Een meerderheid van de Tweede Kamer is voor de decentralisatie van de begeleiding maar schrikt blijkbaar terug voor de gevolgen. Vlak voor het herfstreces heeft de Kamer een voorschot genomen op het debat over de wetswijziging van de Wmo. Die wetswijziging is nodig om de begeleiding over te hevelen van de AWBZ naar de Wmo.
Meting cliënttevredenheid Wmo
De Kamer vroeg bij motie om een onafhankelijke cliënttevredenheidsmeting in de Wmo. Daarnaast sprak de Kamer zich uit voor blijvend Inspectietoezicht op de zorg, begeleiding en ondersteuning in de Wmo. En als klap op de vuurpijl wil de Kamer de middelen voor zorg, begeleiding en ondersteuning binnen het Gemeentefonds oormerken.
MEE-middelen decentraliseren
Een andere decentralisatie, die van de MEE-middelen, wil de Kamer pas als alle voorgenomen decentralisaties zijn ingebed.

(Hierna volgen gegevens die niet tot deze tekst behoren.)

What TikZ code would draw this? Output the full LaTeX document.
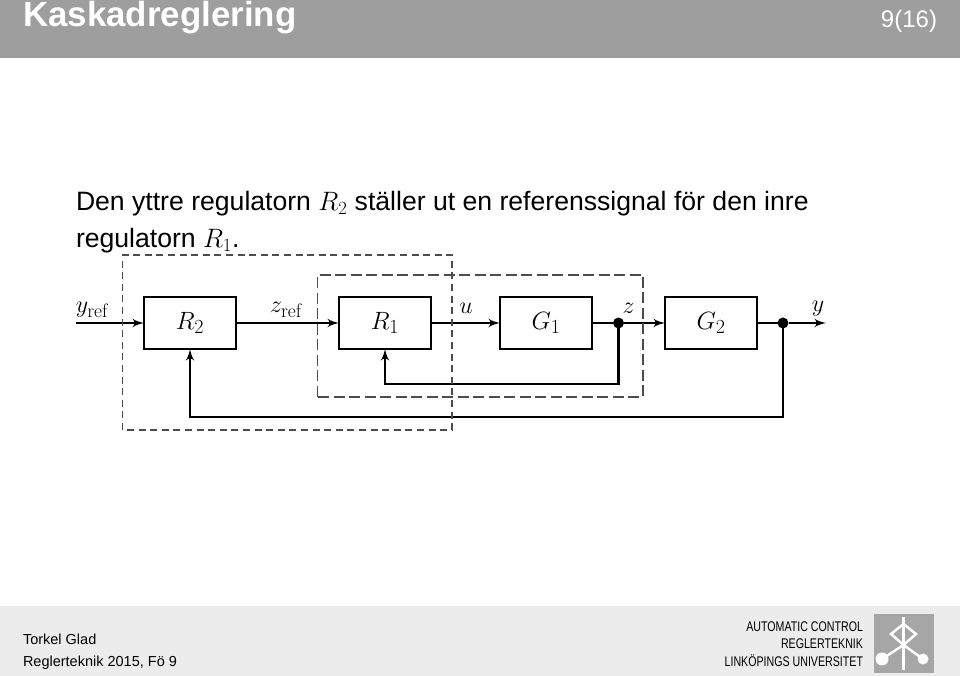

Cliëntondersteuning wordt gezien als een noodzakelijke waarborgfunctie bij de decentralisaties. Verder lijkt het erop dat de Kamer, waaronder ook de VVD-fractie, niet zomaar akkoord gaat met het schrappen van de keuzemogelijkheid voor het pgb voor individuele voorzieningen in de Wmo.
Voorbereidingstijd gemeenten
De Kamer heeft blijkbaar grote zorgen over de effecten voor ouderen en mensen met een beperking of een ggz-problematiek. Gezien hun kwetsbaarheid en hun afhankelijkheid van voorzieningen, is dat niet zo verwonderlijk. De bestuursafspraken tussen het kabinet en de Vereniging van Nederlandse Gemeenten gaan echter uit van gemeentelijke beleidsvrijheid en vertrouwen in de voorgenomen decentralisaties. Tegelijkertijd onderkennen steeds meer gemeenten dat de verantwoordelijkheid die zij krijgen geen eenvoudige opgave is. Zij vragen niet voor niets voldoende voorbereidingstijd. Misschien is het goed om die tijd te nemen, zodat rijk, gemeenten en cliëntenorganisaties afspraken kunnen maken over een zorgvuldige implementatie van de decentralisatie van de begeleiding.